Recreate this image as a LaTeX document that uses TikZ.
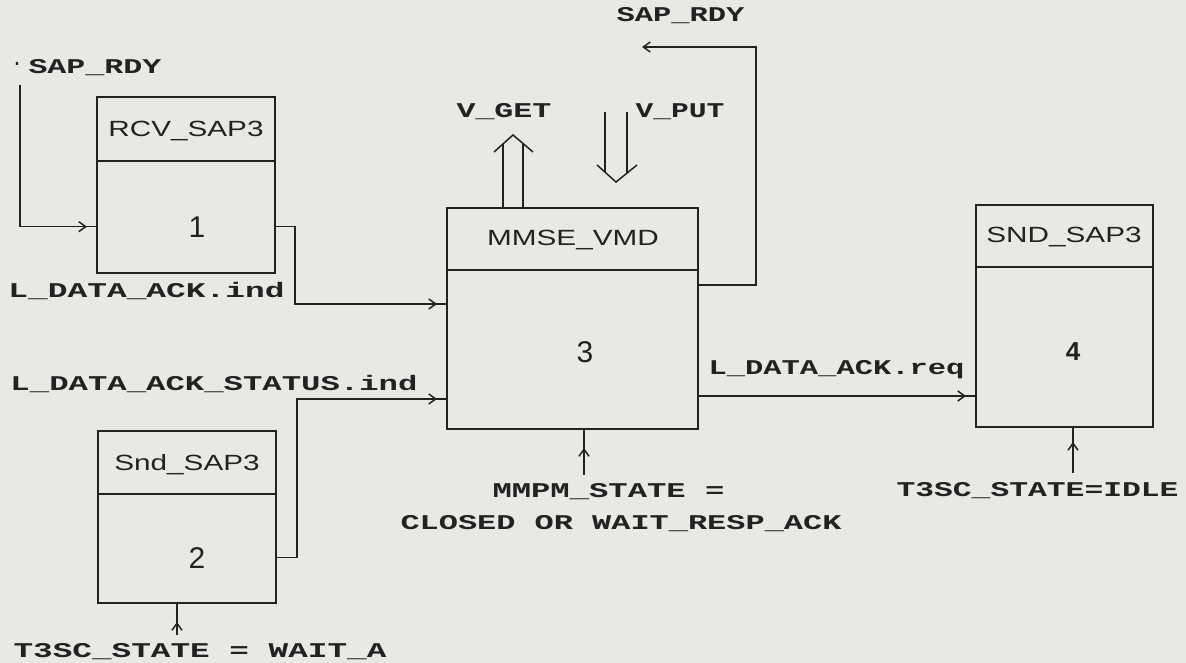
\documentclass[tikz,border=0pt]{standalone}
\usepackage{fontspec}
\usepackage{graphicx}
\usetikzlibrary{arrows.meta,decorations.markings}
\newfontfamily\ttlfont{Liberation Sans}
\newfontfamily\lblfont{Liberation Mono}
\definecolor{bg}{RGB}{232,232,229}
\definecolor{ink}{RGB}{34,34,34}
\newcommand\lab[2]{\resizebox{#1pt}{\height}{\lblfont\bfseries\fontsize{21}{21}\selectfont #2}}
\newcommand\ttl[1]{\scalebox{1.35}[1]{\ttlfont\fontsize{22}{22}\selectfont #1}}
\newcommand\numtxt[1]{{\ttlfont\fontsize{30}{30}\selectfont #1}}
\tikzset{
  box/.style 2 args={draw=ink, line width=1.7pt, minimum width=#1, minimum height=#2,
    anchor=north west, inner sep=0pt, outer sep=0pt},
  edge/.style={draw=ink, line width=1.6pt},
  conn/.style={draw=ink, line width=1.5pt},
  lbl/.style={inner sep=0pt, outer sep=0pt, text=ink},
  tipat/.style={postaction={decorate}, decoration={markings,
    mark=at position #1 with {\arrow{Straight Barb[length=7pt,width=10pt]}}}},
  endtip/.style={-{Straight Barb[length=7pt,width=10pt]}}
}
\begin{document}
\begin{tikzpicture}[x=1pt,y=-1pt]
\fill[bg] (0,0) rectangle (1186,663);
\useasboundingbox (0,0) rectangle (1186,663);

% boxes
\node[box={178pt}{176pt}] (b1) at (97,97) {};
\node[box={178pt}{172pt}] (b2) at (98,431) {};
\node[box={251pt}{221pt}] (b3) at (447,208) {};
\node[box={177pt}{222pt}] (b4) at (976,205) {};
\draw[edge] ([yshift=-64pt]b1.north west) -- ([yshift=-64pt]b1.north east);
\draw[edge] ([yshift=-63pt]b2.north west) -- ([yshift=-63pt]b2.north east);
\draw[edge] ([yshift=-62pt]b3.north west) -- ([yshift=-62pt]b3.north east);
\draw[edge] ([yshift=-62pt]b4.north west) -- ([yshift=-62pt]b4.north east);

% titles
\node[lbl, anchor=base] (h1) at (186,137) {\ttl{RCV\_SAP3}};
\node[lbl, anchor=base] (h2) at (187,470) {\ttl{Snd\_SAP3}};
\node[lbl, anchor=base] (h3) at (573,245) {\ttl{MMSE\_VMD}};
\node[lbl, anchor=base] (h4) at (1064,243) {\ttl{SND\_SAP3}};

% numbers
\node[lbl, anchor=base] (n1) at (197,237) {\numtxt{1}};
\node[lbl, anchor=base] (n2) at (197,568) {\numtxt{2}};
\node[lbl, anchor=base] (n3) at (585,362) {\numtxt{3}};
\node[lbl, anchor=base] (n4) at (1073,360) {{\ttlfont\bfseries\fontsize{26}{26}\selectfont 4}};

% labels
\node[lbl, anchor=base west] (dot) at (12,74) {\lab{10}{\raisebox{8pt}{.}}};
\node[lbl, anchor=base west] (tsap1) at (28.5,74) {\lab{133}{SAP\_RDY}};
\node[lbl, anchor=base west] (tlack) at (8.5,297) {\lab{276}{L\_DATA\_ACK.ind}};
\node[lbl, anchor=base west] (tlstat) at (10.5,390) {\lab{407}{L\_DATA\_ACK\_STATUS.ind}};
\node[lbl, anchor=base west] (twait) at (13.5,657) {\lab{373}{T3SC\_STATE = WAIT\_A}};
\node[lbl, anchor=base] (tmmpm) at (608.5,497) {\lab{232}{MMPM\_STATE =}};
\node[lbl, anchor=base] (tclosed) at (621,529) {\lab{441}{CLOSED OR WAIT\_RESP\_ACK}};
\node[lbl, anchor=base west] (treq) at (708.5,374) {\lab{256}{L\_DATA\_ACK.req}};
\node[lbl, anchor=base west] (tidle) at (896.5,496) {\lab{282}{T3SC\_STATE=IDLE}};
\node[lbl, anchor=base west] (tvget) at (456.5,118) {\lab{95}{V\_GET}};
\node[lbl, anchor=base west] (tvput) at (635.5,118) {\lab{89}{V\_PUT}};
\node[lbl, anchor=base west] (tsap2) at (616.5,22) {\lab{128}{SAP\_RDY}};

% connectors
\coordinate (s1) at (20,85);
\draw[conn, tipat=-10pt] (s1) |- (b1.west |- n1);
\coordinate (j1) at (295,304);
\draw[conn, tipat=-10pt] (b1.east |- n1) -| (j1) -- (b3.west |- j1);
\coordinate (j2) at (297,399);
\draw[conn, tipat=-10pt] (b2.east |- n2) -| (j2) -- (b3.west |- j2);
\coordinate (j3) at (800,396);
\draw[conn, tipat=-10pt] (b3.east |- j3) -- (b4.west |- j3);
\coordinate (j4) at (756,285);
\coordinate (f1) at (756,47);
\coordinate (f2) at (642,47);
\draw[conn, endtip] (b3.east |- j4) -| (f1) -- (f2);

\coordinate (m3) at (584,475);
\draw[conn, tipat=-19pt] (m3) -- (b3.south -| m3);
\coordinate (m4) at (1073,473);
\draw[conn, tipat=-15pt] (m4) -- (b4.south -| m4);
\coordinate (m2) at (177,635);
\draw[conn, tipat=-19pt] (m2) -- (b2.south -| m2);

% V_GET hollow arrow
\coordinate (gL) at (494,152);
\coordinate (gT) at (513,135);
\coordinate (gR) at (533,152);
\coordinate (g1) at (503,144);
\coordinate (g2) at (523,144);
\draw[conn] (b3.north -| g1) -- (g1);
\draw[conn] (b3.north -| g2) -- (g2);
\draw[conn] (gL) -- (gT) -- (gR);

% V_PUT hollow arrow
\coordinate (p1) at (605,112);
\coordinate (p2) at (627,112);
\coordinate (q1) at (605,172);
\coordinate (q2) at (627,173);
\coordinate (pL) at (597,165);
\coordinate (pT) at (616,182);
\coordinate (pR) at (637,165);
\draw[conn] (p1) -- (q1);
\draw[conn] (p2) -- (q2);
\draw[conn] (pL) -- (pT) -- (pR);
\end{tikzpicture}
\end{document}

_Task directions:_ Print each line of the material above exactly, with the pictures removed from your copy.

_Response:_
Recreate this image as a LaTeX document that uses TikZ.
\documentclass[tikz,border=0pt]{standalone}
\usepackage{fontspec}
\usepackage{graphicx}
\usetikzlibrary{arrows.meta,decorations.markings}
\newfontfamily\ttlfont{Liberation Sans}
\newfontfamily\lblfont{Liberation Mono}
\definecolor{bg}{RGB}{232,232,229}
\definecolor{ink}{RGB}{34,34,34}
\newcommand\lab[2]{\resizebox{#1pt}{\height}{\lblfont\bfseries\fontsize{21}{21}\selectfont #2}}
\newcommand\ttl[1]{\scalebox{1.35}[1]{\ttlfont\fontsize{22}{22}\selectfont #1}}
\newcommand\numtxt[1]{{\ttlfont\fontsize{30}{30}\selectfont #1}}
\tikzset{
  box/.style 2 args={draw=ink, line width=1.7pt, minimum width=#1, minimum height=#2,
    anchor=north west, inner sep=0pt, outer sep=0pt},
  edge/.style={draw=ink, line width=1.6pt},
  conn/.style={draw=ink, line width=1.5pt},
  lbl/.style={inner sep=0pt, outer sep=0pt, text=ink},
  tipat/.style={postaction={decorate}, decoration={markings,
    mark=at position #1 with {\arrow{Straight Barb[length=7pt,width=10pt]}}}},
  endtip/.style={-{Straight Barb[length=7pt,width=10pt]}}
}
\begin{document}
\begin{tikzpicture}[x=1pt,y=-1pt]
\fill[bg] (0,0) rectangle (1186,663);
\useasboundingbox (0,0) rectangle (1186,663);

% boxes
\node[box={178pt}{176pt}] (b1) at (97,97) {};
\node[box={178pt}{172pt}] (b2) at (98,431) {};
\node[box={251pt}{221pt}] (b3) at (447,208) {};
\node[box={177pt}{222pt}] (b4) at (976,205) {};
\draw[edge] ([yshift=-64pt]b1.north west) -- ([yshift=-64pt]b1.north east);
\draw[edge] ([yshift=-63pt]b2.north west) -- ([yshift=-63pt]b2.north east);
\draw[edge] ([yshift=-62pt]b3.north west) -- ([yshift=-62pt]b3.north east);
\draw[edge] ([yshift=-62pt]b4.north west) -- ([yshift=-62pt]b4.north east);

% titles
\node[lbl, anchor=base] (h1) at (186,137) {\ttl{RCV\_SAP3}};
\node[lbl, anchor=base] (h2) at (187,470) {\ttl{Snd\_SAP3}};
\node[lbl, anchor=base] (h3) at (573,245) {\ttl{MMSE\_VMD}};
\node[lbl, anchor=base] (h4) at (1064,243) {\ttl{SND\_SAP3}};

% numbers
\node[lbl, anchor=base] (n1) at (197,237) {\numtxt{1}};
\node[lbl, anchor=base] (n2) at (197,568) {\numtxt{2}};
\node[lbl, anchor=base] (n3) at (585,362) {\numtxt{3}};
\node[lbl, anchor=base] (n4) at (1073,360) {{\ttlfont\bfseries\fontsize{26}{26}\selectfont 4}};

% labels
\node[lbl, anchor=base west] (dot) at (12,74) {\lab{10}{\raisebox{8pt}{.}}};
\node[lbl, anchor=base west] (tsap1) at (28.5,74) {\lab{133}{SAP\_RDY}};
\node[lbl, anchor=base west] (tlack) at (8.5,297) {\lab{276}{L\_DATA\_ACK.ind}};
\node[lbl, anchor=base west] (tlstat) at (10.5,390) {\lab{407}{L\_DATA\_ACK\_STATUS.ind}};
\node[lbl, anchor=base west] (twait) at (13.5,657) {\lab{373}{T3SC\_STATE = WAIT\_A}};
\node[lbl, anchor=base] (tmmpm) at (608.5,497) {\lab{232}{MMPM\_STATE =}};
\node[lbl, anchor=base] (tclosed) at (621,529) {\lab{441}{CLOSED OR WAIT\_RESP\_ACK}};
\node[lbl, anchor=base west] (treq) at (708.5,374) {\lab{256}{L\_DATA\_ACK.req}};
\node[lbl, anchor=base west] (tidle) at (896.5,496) {\lab{282}{T3SC\_STATE=IDLE}};
\node[lbl, anchor=base west] (tvget) at (456.5,118) {\lab{95}{V\_GET}};
\node[lbl, anchor=base west] (tvput) at (635.5,118) {\lab{89}{V\_PUT}};
\node[lbl, anchor=base west] (tsap2) at (616.5,22) {\lab{128}{SAP\_RDY}};

% connectors
\coordinate (s1) at (20,85);
\draw[conn, tipat=-10pt] (s1) |- (b1.west |- n1);
\coordinate (j1) at (295,304);
\draw[conn, tipat=-10pt] (b1.east |- n1) -| (j1) -- (b3.west |- j1);
\coordinate (j2) at (297,399);
\draw[conn, tipat=-10pt] (b2.east |- n2) -| (j2) -- (b3.west |- j2);
\coordinate (j3) at (800,396);
\draw[conn, tipat=-10pt] (b3.east |- j3) -- (b4.west |- j3);
\coordinate (j4) at (756,285);
\coordinate (f1) at (756,47);
\coordinate (f2) at (642,47);
\draw[conn, endtip] (b3.east |- j4) -| (f1) -- (f2);

\coordinate (m3) at (584,475);
\draw[conn, tipat=-19pt] (m3) -- (b3.south -| m3);
\coordinate (m4) at (1073,473);
\draw[conn, tipat=-15pt] (m4) -- (b4.south -| m4);
\coordinate (m2) at (177,635);
\draw[conn, tipat=-19pt] (m2) -- (b2.south -| m2);

% V_GET hollow arrow
\coordinate (gL) at (494,152);
\coordinate (gT) at (513,135);
\coordinate (gR) at (533,152);
\coordinate (g1) at (503,144);
\coordinate (g2) at (523,144);
\draw[conn] (b3.north -| g1) -- (g1);
\draw[conn] (b3.north -| g2) -- (g2);
\draw[conn] (gL) -- (gT) -- (gR);

% V_PUT hollow arrow
\coordinate (p1) at (605,112);
\coordinate (p2) at (627,112);
\coordinate (q1) at (605,172);
\coordinate (q2) at (627,173);
\coordinate (pL) at (597,165);
\coordinate (pT) at (616,182);
\coordinate (pR) at (637,165);
\draw[conn] (p1) -- (q1);
\draw[conn] (p2) -- (q2);
\draw[conn] (pL) -- (pT) -- (pR);
\end{tikzpicture}
\end{document}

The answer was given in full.